What needs to be done: Extract every line of the material below and reproduce it faithfully.

--- BEGIN Material provided ---

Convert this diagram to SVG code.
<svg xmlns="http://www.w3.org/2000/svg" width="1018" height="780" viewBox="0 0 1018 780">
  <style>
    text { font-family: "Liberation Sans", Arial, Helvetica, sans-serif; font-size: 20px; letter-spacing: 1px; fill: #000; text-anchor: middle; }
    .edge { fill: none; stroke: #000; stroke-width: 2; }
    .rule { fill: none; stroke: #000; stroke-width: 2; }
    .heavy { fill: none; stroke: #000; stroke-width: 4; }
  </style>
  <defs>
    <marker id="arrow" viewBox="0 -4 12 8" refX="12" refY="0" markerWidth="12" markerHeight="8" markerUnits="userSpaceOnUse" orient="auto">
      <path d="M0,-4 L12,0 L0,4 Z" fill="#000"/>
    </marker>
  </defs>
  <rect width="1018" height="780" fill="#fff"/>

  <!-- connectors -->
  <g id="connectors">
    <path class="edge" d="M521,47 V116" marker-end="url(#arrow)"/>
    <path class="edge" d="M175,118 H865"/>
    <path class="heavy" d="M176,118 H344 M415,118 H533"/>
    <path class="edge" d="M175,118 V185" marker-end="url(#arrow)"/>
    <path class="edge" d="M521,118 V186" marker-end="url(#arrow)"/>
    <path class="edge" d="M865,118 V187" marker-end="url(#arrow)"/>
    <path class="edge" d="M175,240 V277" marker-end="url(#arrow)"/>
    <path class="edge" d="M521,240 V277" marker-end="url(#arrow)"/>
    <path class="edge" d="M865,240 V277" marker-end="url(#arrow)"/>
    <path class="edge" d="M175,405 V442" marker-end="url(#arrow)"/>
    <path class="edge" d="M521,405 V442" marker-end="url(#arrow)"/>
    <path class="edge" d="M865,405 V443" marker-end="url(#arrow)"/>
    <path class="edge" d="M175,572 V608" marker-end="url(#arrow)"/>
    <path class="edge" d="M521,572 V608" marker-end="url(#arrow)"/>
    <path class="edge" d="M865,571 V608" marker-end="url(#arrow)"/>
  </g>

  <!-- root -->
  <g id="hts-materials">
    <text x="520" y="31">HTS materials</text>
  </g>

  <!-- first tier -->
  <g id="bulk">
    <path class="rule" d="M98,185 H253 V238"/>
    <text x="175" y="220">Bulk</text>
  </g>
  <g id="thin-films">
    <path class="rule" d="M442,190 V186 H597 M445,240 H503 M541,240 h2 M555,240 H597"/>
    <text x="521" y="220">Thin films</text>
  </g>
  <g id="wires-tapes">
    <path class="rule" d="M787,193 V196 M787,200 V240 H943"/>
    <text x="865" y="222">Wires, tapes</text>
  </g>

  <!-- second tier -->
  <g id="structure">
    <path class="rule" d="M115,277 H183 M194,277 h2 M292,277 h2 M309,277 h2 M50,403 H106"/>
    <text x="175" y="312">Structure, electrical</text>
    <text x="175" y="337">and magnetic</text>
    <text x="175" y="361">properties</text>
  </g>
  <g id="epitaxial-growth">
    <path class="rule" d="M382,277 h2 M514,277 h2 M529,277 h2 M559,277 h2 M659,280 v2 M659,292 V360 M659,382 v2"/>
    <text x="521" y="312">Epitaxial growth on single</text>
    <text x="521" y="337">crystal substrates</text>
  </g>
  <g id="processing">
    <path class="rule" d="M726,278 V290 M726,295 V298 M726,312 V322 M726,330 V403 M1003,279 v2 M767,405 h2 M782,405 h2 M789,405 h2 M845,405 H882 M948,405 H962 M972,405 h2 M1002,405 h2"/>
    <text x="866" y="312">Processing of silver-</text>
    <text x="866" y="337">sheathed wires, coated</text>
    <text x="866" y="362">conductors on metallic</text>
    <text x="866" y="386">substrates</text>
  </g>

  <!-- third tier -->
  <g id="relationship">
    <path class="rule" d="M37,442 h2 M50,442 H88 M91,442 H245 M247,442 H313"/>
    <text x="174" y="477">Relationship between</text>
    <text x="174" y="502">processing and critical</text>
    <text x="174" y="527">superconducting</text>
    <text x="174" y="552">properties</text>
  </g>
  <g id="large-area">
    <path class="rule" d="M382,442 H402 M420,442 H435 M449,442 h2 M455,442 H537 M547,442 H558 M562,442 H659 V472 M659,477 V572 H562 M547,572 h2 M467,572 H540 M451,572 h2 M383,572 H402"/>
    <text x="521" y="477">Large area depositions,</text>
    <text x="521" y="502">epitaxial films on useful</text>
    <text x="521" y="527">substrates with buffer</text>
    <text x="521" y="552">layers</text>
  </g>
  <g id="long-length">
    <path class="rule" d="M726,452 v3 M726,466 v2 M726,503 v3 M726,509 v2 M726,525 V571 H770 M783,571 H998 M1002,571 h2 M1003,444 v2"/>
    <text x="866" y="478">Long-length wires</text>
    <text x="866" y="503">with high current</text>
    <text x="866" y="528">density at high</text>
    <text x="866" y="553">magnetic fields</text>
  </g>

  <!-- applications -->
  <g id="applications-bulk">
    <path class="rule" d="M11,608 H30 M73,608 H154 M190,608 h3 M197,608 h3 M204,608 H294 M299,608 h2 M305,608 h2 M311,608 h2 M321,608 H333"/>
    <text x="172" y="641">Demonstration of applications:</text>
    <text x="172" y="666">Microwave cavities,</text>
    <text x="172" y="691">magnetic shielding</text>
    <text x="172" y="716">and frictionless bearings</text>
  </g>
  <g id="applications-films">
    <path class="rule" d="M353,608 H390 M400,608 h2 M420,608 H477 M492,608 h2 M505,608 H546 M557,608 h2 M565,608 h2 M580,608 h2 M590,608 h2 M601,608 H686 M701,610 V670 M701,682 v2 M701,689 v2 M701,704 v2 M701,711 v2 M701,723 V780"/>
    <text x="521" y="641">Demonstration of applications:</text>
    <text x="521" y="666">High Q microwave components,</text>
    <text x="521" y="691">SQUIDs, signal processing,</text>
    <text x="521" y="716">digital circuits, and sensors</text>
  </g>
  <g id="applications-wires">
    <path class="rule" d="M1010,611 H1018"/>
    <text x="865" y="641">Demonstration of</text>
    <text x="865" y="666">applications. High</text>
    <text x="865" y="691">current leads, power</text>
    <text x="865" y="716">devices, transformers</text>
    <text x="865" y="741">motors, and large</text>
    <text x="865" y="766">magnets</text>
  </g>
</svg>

--- END Material provided ---

Solution:
Convert this diagram to SVG code.
<svg xmlns="http://www.w3.org/2000/svg" width="1018" height="780" viewBox="0 0 1018 780">
  <style>
    text { font-family: "Liberation Sans", Arial, Helvetica, sans-serif; font-size: 20px; letter-spacing: 1px; fill: #000; text-anchor: middle; }
    .edge { fill: none; stroke: #000; stroke-width: 2; }
    .rule { fill: none; stroke: #000; stroke-width: 2; }
    .heavy { fill: none; stroke: #000; stroke-width: 4; }
  </style>
  <defs>
    <marker id="arrow" viewBox="0 -4 12 8" refX="12" refY="0" markerWidth="12" markerHeight="8" markerUnits="userSpaceOnUse" orient="auto">
      <path d="M0,-4 L12,0 L0,4 Z" fill="#000"/>
    </marker>
  </defs>
  <rect width="1018" height="780" fill="#fff"/>

  <!-- connectors -->
  <g id="connectors">
    <path class="edge" d="M521,47 V116" marker-end="url(#arrow)"/>
    <path class="edge" d="M175,118 H865"/>
    <path class="heavy" d="M176,118 H344 M415,118 H533"/>
    <path class="edge" d="M175,118 V185" marker-end="url(#arrow)"/>
    <path class="edge" d="M521,118 V186" marker-end="url(#arrow)"/>
    <path class="edge" d="M865,118 V187" marker-end="url(#arrow)"/>
    <path class="edge" d="M175,240 V277" marker-end="url(#arrow)"/>
    <path class="edge" d="M521,240 V277" marker-end="url(#arrow)"/>
    <path class="edge" d="M865,240 V277" marker-end="url(#arrow)"/>
    <path class="edge" d="M175,405 V442" marker-end="url(#arrow)"/>
    <path class="edge" d="M521,405 V442" marker-end="url(#arrow)"/>
    <path class="edge" d="M865,405 V443" marker-end="url(#arrow)"/>
    <path class="edge" d="M175,572 V608" marker-end="url(#arrow)"/>
    <path class="edge" d="M521,572 V608" marker-end="url(#arrow)"/>
    <path class="edge" d="M865,571 V608" marker-end="url(#arrow)"/>
  </g>

  <!-- root -->
  <g id="hts-materials">
    <text x="520" y="31">HTS materials</text>
  </g>

  <!-- first tier -->
  <g id="bulk">
    <path class="rule" d="M98,185 H253 V238"/>
    <text x="175" y="220">Bulk</text>
  </g>
  <g id="thin-films">
    <path class="rule" d="M442,190 V186 H597 M445,240 H503 M541,240 h2 M555,240 H597"/>
    <text x="521" y="220">Thin films</text>
  </g>
  <g id="wires-tapes">
    <path class="rule" d="M787,193 V196 M787,200 V240 H943"/>
    <text x="865" y="222">Wires, tapes</text>
  </g>

  <!-- second tier -->
  <g id="structure">
    <path class="rule" d="M115,277 H183 M194,277 h2 M292,277 h2 M309,277 h2 M50,403 H106"/>
    <text x="175" y="312">Structure, electrical</text>
    <text x="175" y="337">and magnetic</text>
    <text x="175" y="361">properties</text>
  </g>
  <g id="epitaxial-growth">
    <path class="rule" d="M382,277 h2 M514,277 h2 M529,277 h2 M559,277 h2 M659,280 v2 M659,292 V360 M659,382 v2"/>
    <text x="521" y="312">Epitaxial growth on single</text>
    <text x="521" y="337">crystal substrates</text>
  </g>
  <g id="processing">
    <path class="rule" d="M726,278 V290 M726,295 V298 M726,312 V322 M726,330 V403 M1003,279 v2 M767,405 h2 M782,405 h2 M789,405 h2 M845,405 H882 M948,405 H962 M972,405 h2 M1002,405 h2"/>
    <text x="866" y="312">Processing of silver-</text>
    <text x="866" y="337">sheathed wires, coated</text>
    <text x="866" y="362">conductors on metallic</text>
    <text x="866" y="386">substrates</text>
  </g>

  <!-- third tier -->
  <g id="relationship">
    <path class="rule" d="M37,442 h2 M50,442 H88 M91,442 H245 M247,442 H313"/>
    <text x="174" y="477">Relationship between</text>
    <text x="174" y="502">processing and critical</text>
    <text x="174" y="527">superconducting</text>
    <text x="174" y="552">properties</text>
  </g>
  <g id="large-area">
    <path class="rule" d="M382,442 H402 M420,442 H435 M449,442 h2 M455,442 H537 M547,442 H558 M562,442 H659 V472 M659,477 V572 H562 M547,572 h2 M467,572 H540 M451,572 h2 M383,572 H402"/>
    <text x="521" y="477">Large area depositions,</text>
    <text x="521" y="502">epitaxial films on useful</text>
    <text x="521" y="527">substrates with buffer</text>
    <text x="521" y="552">layers</text>
  </g>
  <g id="long-length">
    <path class="rule" d="M726,452 v3 M726,466 v2 M726,503 v3 M726,509 v2 M726,525 V571 H770 M783,571 H998 M1002,571 h2 M1003,444 v2"/>
    <text x="866" y="478">Long-length wires</text>
    <text x="866" y="503">with high current</text>
    <text x="866" y="528">density at high</text>
    <text x="866" y="553">magnetic fields</text>
  </g>

  <!-- applications -->
  <g id="applications-bulk">
    <path class="rule" d="M11,608 H30 M73,608 H154 M190,608 h3 M197,608 h3 M204,608 H294 M299,608 h2 M305,608 h2 M311,608 h2 M321,608 H333"/>
    <text x="172" y="641">Demonstration of applications:</text>
    <text x="172" y="666">Microwave cavities,</text>
    <text x="172" y="691">magnetic shielding</text>
    <text x="172" y="716">and frictionless bearings</text>
  </g>
  <g id="applications-films">
    <path class="rule" d="M353,608 H390 M400,608 h2 M420,608 H477 M492,608 h2 M505,608 H546 M557,608 h2 M565,608 h2 M580,608 h2 M590,608 h2 M601,608 H686 M701,610 V670 M701,682 v2 M701,689 v2 M701,704 v2 M701,711 v2 M701,723 V780"/>
    <text x="521" y="641">Demonstration of applications:</text>
    <text x="521" y="666">High Q microwave components,</text>
    <text x="521" y="691">SQUIDs, signal processing,</text>
    <text x="521" y="716">digital circuits, and sensors</text>
  </g>
  <g id="applications-wires">
    <path class="rule" d="M1010,611 H1018"/>
    <text x="865" y="641">Demonstration of</text>
    <text x="865" y="666">applications. High</text>
    <text x="865" y="691">current leads, power</text>
    <text x="865" y="716">devices, transformers</text>
    <text x="865" y="741">motors, and large</text>
    <text x="865" y="766">magnets</text>
  </g>
</svg>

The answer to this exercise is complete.